As I write this, the major U.S. stock markets have finished the third quarter of 2009 with a positive showing. The Dow, S&P 500 and NASDAQ indexes were all up 15 percent in the last three-month period. This was one of the strongest showings for a quarter in the past 10 years.

Is all this optimism warranted? Perhaps, but the economic recovery is still on shaky legs. The major obstacles to a solid and long-lasting expansion are jobs and consumer spending. The pace of new jobless claims is slowing, but corporations are not yet adding many new jobs. These companies are learning how to do more with fewer people, and that efficiency is flowing to the bottom line. Corporate profits are up, which is allowing investors to feel more confident about buying shares in those companies.
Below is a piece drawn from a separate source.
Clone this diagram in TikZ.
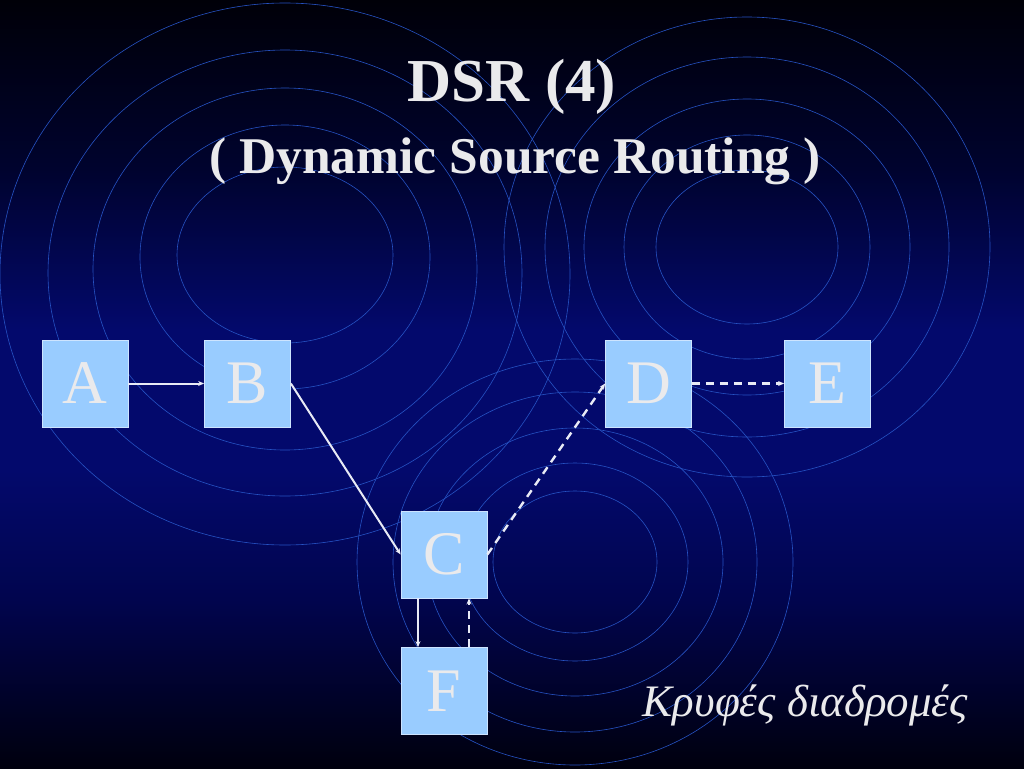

So, where do we go from here? Well, possibly higher. This is the beginning of earnings season, where publicly traded companies report their results. Strong numbers could mean an extension to the rally in the equity markets. And there is certainly a lot of money sitting on the sidelines looking for investment opportunities. This cash piled up as investors fled the falling markets in the winter of 2008 and the first quarter of 2009. Now, many investors — both large and small — are acting more risk-tolerant and are weary of earning just 1 percent in a money-market fund. In addition, professional money managers who were too conservative in this latest rally are now under-performing the market. Look for these pros to buy stocks on any pullback in order to finish the year strong for their investors.

What could go wrong? Some economists will argue that this nascent recovery is poised to weaken, especially without the creation of new jobs. This will mean less consumer spending, a further contraction and more pain. The end result could be a classic double-dip recession.

Certainly, no one wants that to occur on top of what we have endured thus far.